◆ **What is asked**
Reproduce the listing word for word, leaving every picture behind.

◆ **Stored data**
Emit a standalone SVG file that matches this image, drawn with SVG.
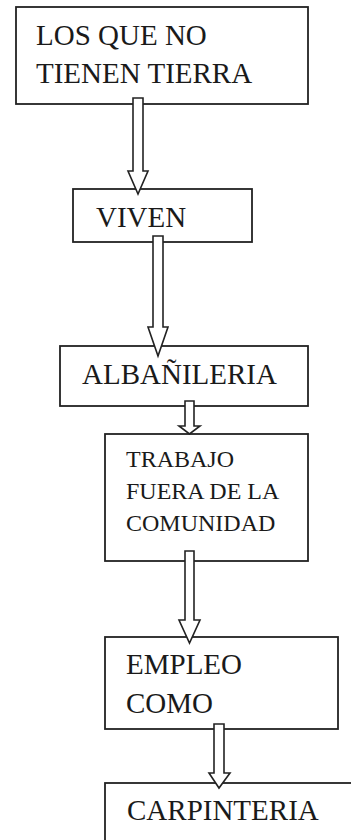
<svg xmlns="http://www.w3.org/2000/svg" width="351" height="840" viewBox="0 0 351 840">
<style>
.box{fill:#fff;stroke:#222;stroke-width:1.8}
.t{font-family:"Liberation Serif","Times New Roman",serif;font-size:29px;fill:#1a1a1a}
.s{font-size:24px}
.arr{fill:#fff;stroke:#222;stroke-width:1.6;stroke-linejoin:miter}
</style>
<rect width="351" height="840" fill="#fff"/>
<g id="n1"><rect class="box" x="16" y="7" width="292" height="97"/>
<text class="t" x="36" y="45">LOS QUE NO</text><text class="t" x="36" y="83">TIENEN TIERRA</text></g>
<g id="n2"><rect class="box" x="73" y="189" width="179" height="53"/>
<text class="t" x="96" y="227">VIVEN</text></g>
<g id="n3"><rect class="box" x="60" y="346" width="248" height="60"/>
<text class="t" x="82" y="384">ALBAÑILERIA</text></g>
<g id="n4"><rect class="box" x="105" y="434" width="203" height="127"/>
<text class="t s" x="126" y="467">TRABAJO</text><text class="t s" x="126" y="499">FUERA DE LA</text><text class="t s" x="126" y="531">COMUNIDAD</text></g>
<g id="n5"><rect class="box" x="105" y="637" width="233" height="92"/>
<text class="t" x="126" y="674">EMPLEO</text><text class="t" x="126" y="713">COMO</text></g>
<g id="n6"><rect class="box" x="105" y="783" width="270" height="90"/>
<text class="t" x="127" y="820">CARPINTERIA</text></g>
<g id="connectors">
<polygon class="arr" points="133,98 143,98 143,171 148,171 138,194 128,171 133,171"/>
<polygon class="arr" points="153,236 163,236 163,327 168,327 158,356 148,327 153,327"/>
<polygon class="arr" points="185,401 194,401 194,426 200,426 189.5,434 179,426 185,426"/>
<polygon class="arr" points="185,551 194,551 194,620 200,620 189.5,643 179,620 185,620"/>
<polygon class="arr" points="214,724 224,724 224,773 230,773 219,788 209,773 214,773"/>
</g>
</svg>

◆ **Exercise response**
Emit a standalone SVG file that matches this image, drawn with SVG.
<svg xmlns="http://www.w3.org/2000/svg" width="351" height="840" viewBox="0 0 351 840">
<style>
.box{fill:#fff;stroke:#222;stroke-width:1.8}
.t{font-family:"Liberation Serif","Times New Roman",serif;font-size:29px;fill:#1a1a1a}
.s{font-size:24px}
.arr{fill:#fff;stroke:#222;stroke-width:1.6;stroke-linejoin:miter}
</style>
<rect width="351" height="840" fill="#fff"/>
<g id="n1"><rect class="box" x="16" y="7" width="292" height="97"/>
<text class="t" x="36" y="45">LOS QUE NO</text><text class="t" x="36" y="83">TIENEN TIERRA</text></g>
<g id="n2"><rect class="box" x="73" y="189" width="179" height="53"/>
<text class="t" x="96" y="227">VIVEN</text></g>
<g id="n3"><rect class="box" x="60" y="346" width="248" height="60"/>
<text class="t" x="82" y="384">ALBAÑILERIA</text></g>
<g id="n4"><rect class="box" x="105" y="434" width="203" height="127"/>
<text class="t s" x="126" y="467">TRABAJO</text><text class="t s" x="126" y="499">FUERA DE LA</text><text class="t s" x="126" y="531">COMUNIDAD</text></g>
<g id="n5"><rect class="box" x="105" y="637" width="233" height="92"/>
<text class="t" x="126" y="674">EMPLEO</text><text class="t" x="126" y="713">COMO</text></g>
<g id="n6"><rect class="box" x="105" y="783" width="270" height="90"/>
<text class="t" x="127" y="820">CARPINTERIA</text></g>
<g id="connectors">
<polygon class="arr" points="133,98 143,98 143,171 148,171 138,194 128,171 133,171"/>
<polygon class="arr" points="153,236 163,236 163,327 168,327 158,356 148,327 153,327"/>
<polygon class="arr" points="185,401 194,401 194,426 200,426 189.5,434 179,426 185,426"/>
<polygon class="arr" points="185,551 194,551 194,620 200,620 189.5,643 179,620 185,620"/>
<polygon class="arr" points="214,724 224,724 224,773 230,773 219,788 209,773 214,773"/>
</g>
</svg>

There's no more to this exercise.